- **Exercise objective**: Write out each line that follows exactly as it stands, without the pictures.
[start of Supplied information]
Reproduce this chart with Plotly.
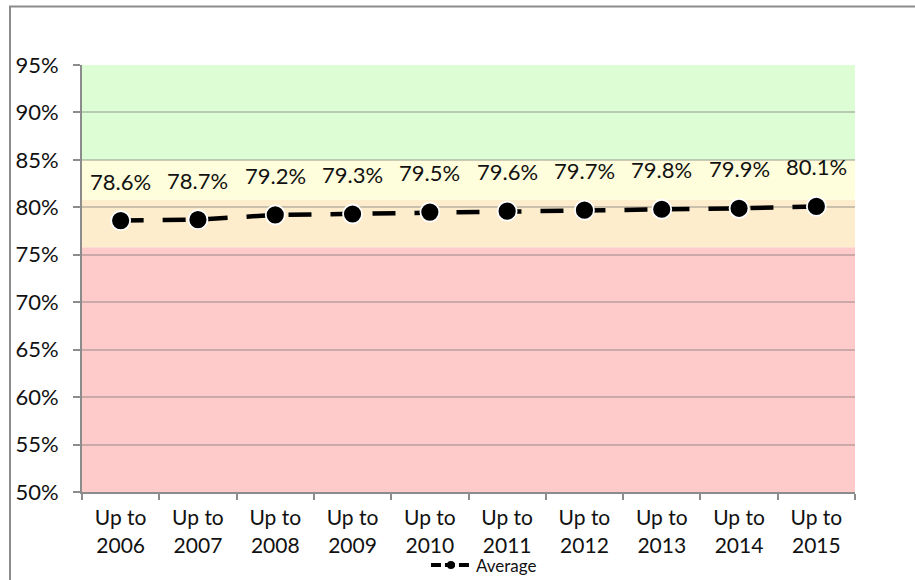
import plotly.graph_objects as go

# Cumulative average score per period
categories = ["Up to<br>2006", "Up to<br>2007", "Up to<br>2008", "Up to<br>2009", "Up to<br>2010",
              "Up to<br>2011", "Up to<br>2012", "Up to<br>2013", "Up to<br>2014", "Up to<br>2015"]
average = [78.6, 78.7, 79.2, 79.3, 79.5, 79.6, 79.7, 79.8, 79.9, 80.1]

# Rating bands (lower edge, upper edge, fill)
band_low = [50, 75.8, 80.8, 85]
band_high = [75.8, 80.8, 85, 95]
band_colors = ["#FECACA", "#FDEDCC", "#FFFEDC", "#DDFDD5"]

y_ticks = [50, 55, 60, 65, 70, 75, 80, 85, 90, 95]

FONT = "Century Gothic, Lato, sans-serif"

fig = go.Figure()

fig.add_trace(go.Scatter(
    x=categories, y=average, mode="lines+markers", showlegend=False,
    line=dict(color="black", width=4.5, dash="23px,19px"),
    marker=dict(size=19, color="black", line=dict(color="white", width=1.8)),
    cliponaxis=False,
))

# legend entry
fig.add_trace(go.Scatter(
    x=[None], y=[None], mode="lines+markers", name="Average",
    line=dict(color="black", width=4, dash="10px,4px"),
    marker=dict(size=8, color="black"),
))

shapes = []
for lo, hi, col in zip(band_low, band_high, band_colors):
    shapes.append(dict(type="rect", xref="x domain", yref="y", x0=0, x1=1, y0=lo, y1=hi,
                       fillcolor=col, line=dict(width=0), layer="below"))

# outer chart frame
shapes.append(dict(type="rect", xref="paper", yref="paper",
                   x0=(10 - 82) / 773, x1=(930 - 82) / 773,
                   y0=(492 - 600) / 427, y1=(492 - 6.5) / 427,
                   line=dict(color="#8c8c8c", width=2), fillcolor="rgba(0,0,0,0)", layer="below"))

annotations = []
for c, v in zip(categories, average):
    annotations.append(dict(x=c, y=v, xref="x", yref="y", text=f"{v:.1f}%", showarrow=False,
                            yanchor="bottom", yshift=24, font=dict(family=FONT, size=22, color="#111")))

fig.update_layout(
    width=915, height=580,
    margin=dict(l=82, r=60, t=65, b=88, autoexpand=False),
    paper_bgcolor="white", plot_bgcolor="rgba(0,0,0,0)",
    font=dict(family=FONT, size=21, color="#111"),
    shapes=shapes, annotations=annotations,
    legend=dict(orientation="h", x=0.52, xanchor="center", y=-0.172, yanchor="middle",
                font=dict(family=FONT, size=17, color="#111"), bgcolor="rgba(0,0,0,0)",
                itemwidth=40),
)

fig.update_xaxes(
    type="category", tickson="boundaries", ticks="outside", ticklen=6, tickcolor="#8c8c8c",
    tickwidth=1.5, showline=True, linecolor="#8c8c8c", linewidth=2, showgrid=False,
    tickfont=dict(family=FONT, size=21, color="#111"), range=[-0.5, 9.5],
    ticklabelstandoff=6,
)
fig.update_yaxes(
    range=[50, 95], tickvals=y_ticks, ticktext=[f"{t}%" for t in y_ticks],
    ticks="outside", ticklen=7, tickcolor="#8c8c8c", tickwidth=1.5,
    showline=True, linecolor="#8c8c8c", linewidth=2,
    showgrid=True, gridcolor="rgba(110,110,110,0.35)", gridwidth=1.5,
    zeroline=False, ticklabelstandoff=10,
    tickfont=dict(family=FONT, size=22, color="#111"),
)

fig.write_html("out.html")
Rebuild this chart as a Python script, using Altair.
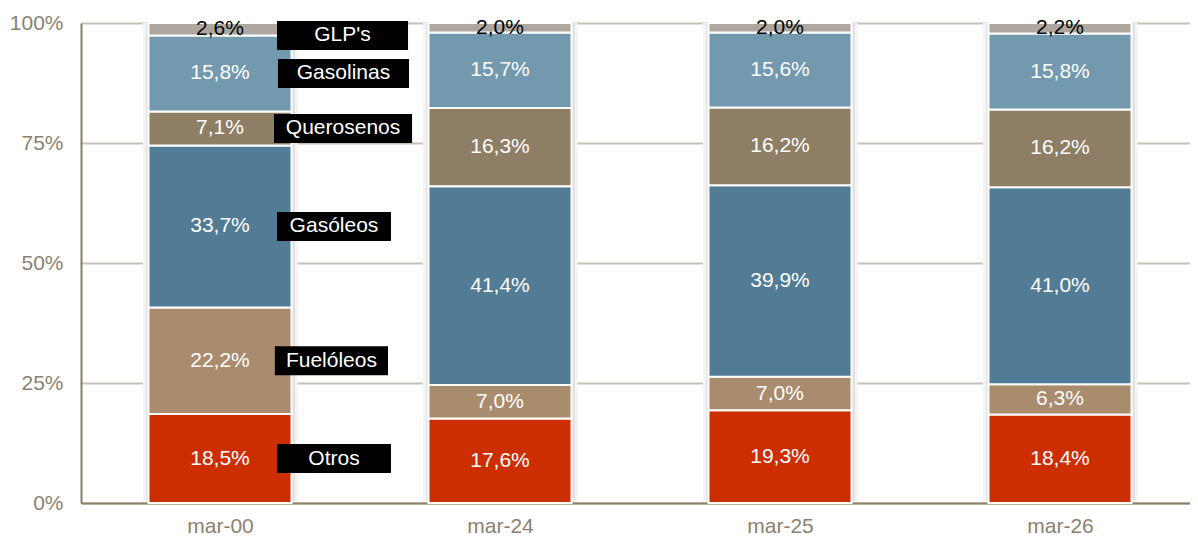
[end of Supplied information]
- **Finished exercise**:
Reproduce this chart with Plotly.
import plotly.graph_objects as go

# Cumulative average score per period
categories = ["Up to<br>2006", "Up to<br>2007", "Up to<br>2008", "Up to<br>2009", "Up to<br>2010",
              "Up to<br>2011", "Up to<br>2012", "Up to<br>2013", "Up to<br>2014", "Up to<br>2015"]
average = [78.6, 78.7, 79.2, 79.3, 79.5, 79.6, 79.7, 79.8, 79.9, 80.1]

# Rating bands (lower edge, upper edge, fill)
band_low = [50, 75.8, 80.8, 85]
band_high = [75.8, 80.8, 85, 95]
band_colors = ["#FECACA", "#FDEDCC", "#FFFEDC", "#DDFDD5"]

y_ticks = [50, 55, 60, 65, 70, 75, 80, 85, 90, 95]

FONT = "Century Gothic, Lato, sans-serif"

fig = go.Figure()

fig.add_trace(go.Scatter(
    x=categories, y=average, mode="lines+markers", showlegend=False,
    line=dict(color="black", width=4.5, dash="23px,19px"),
    marker=dict(size=19, color="black", line=dict(color="white", width=1.8)),
    cliponaxis=False,
))

# legend entry
fig.add_trace(go.Scatter(
    x=[None], y=[None], mode="lines+markers", name="Average",
    line=dict(color="black", width=4, dash="10px,4px"),
    marker=dict(size=8, color="black"),
))

shapes = []
for lo, hi, col in zip(band_low, band_high, band_colors):
    shapes.append(dict(type="rect", xref="x domain", yref="y", x0=0, x1=1, y0=lo, y1=hi,
                       fillcolor=col, line=dict(width=0), layer="below"))

# outer chart frame
shapes.append(dict(type="rect", xref="paper", yref="paper",
                   x0=(10 - 82) / 773, x1=(930 - 82) / 773,
                   y0=(492 - 600) / 427, y1=(492 - 6.5) / 427,
                   line=dict(color="#8c8c8c", width=2), fillcolor="rgba(0,0,0,0)", layer="below"))

annotations = []
for c, v in zip(categories, average):
    annotations.append(dict(x=c, y=v, xref="x", yref="y", text=f"{v:.1f}%", showarrow=False,
                            yanchor="bottom", yshift=24, font=dict(family=FONT, size=22, color="#111")))

fig.update_layout(
    width=915, height=580,
    margin=dict(l=82, r=60, t=65, b=88, autoexpand=False),
    paper_bgcolor="white", plot_bgcolor="rgba(0,0,0,0)",
    font=dict(family=FONT, size=21, color="#111"),
    shapes=shapes, annotations=annotations,
    legend=dict(orientation="h", x=0.52, xanchor="center", y=-0.172, yanchor="middle",
                font=dict(family=FONT, size=17, color="#111"), bgcolor="rgba(0,0,0,0)",
                itemwidth=40),
)

fig.update_xaxes(
    type="category", tickson="boundaries", ticks="outside", ticklen=6, tickcolor="#8c8c8c",
    tickwidth=1.5, showline=True, linecolor="#8c8c8c", linewidth=2, showgrid=False,
    tickfont=dict(family=FONT, size=21, color="#111"), range=[-0.5, 9.5],
    ticklabelstandoff=6,
)
fig.update_yaxes(
    range=[50, 95], tickvals=y_ticks, ticktext=[f"{t}%" for t in y_ticks],
    ticks="outside", ticklen=7, tickcolor="#8c8c8c", tickwidth=1.5,
    showline=True, linecolor="#8c8c8c", linewidth=2,
    showgrid=True, gridcolor="rgba(110,110,110,0.35)", gridwidth=1.5,
    zeroline=False, ticklabelstandoff=10,
    tickfont=dict(family=FONT, size=22, color="#111"),
)

fig.write_html("out.html")
Rebuild this chart as a Python script, using Altair.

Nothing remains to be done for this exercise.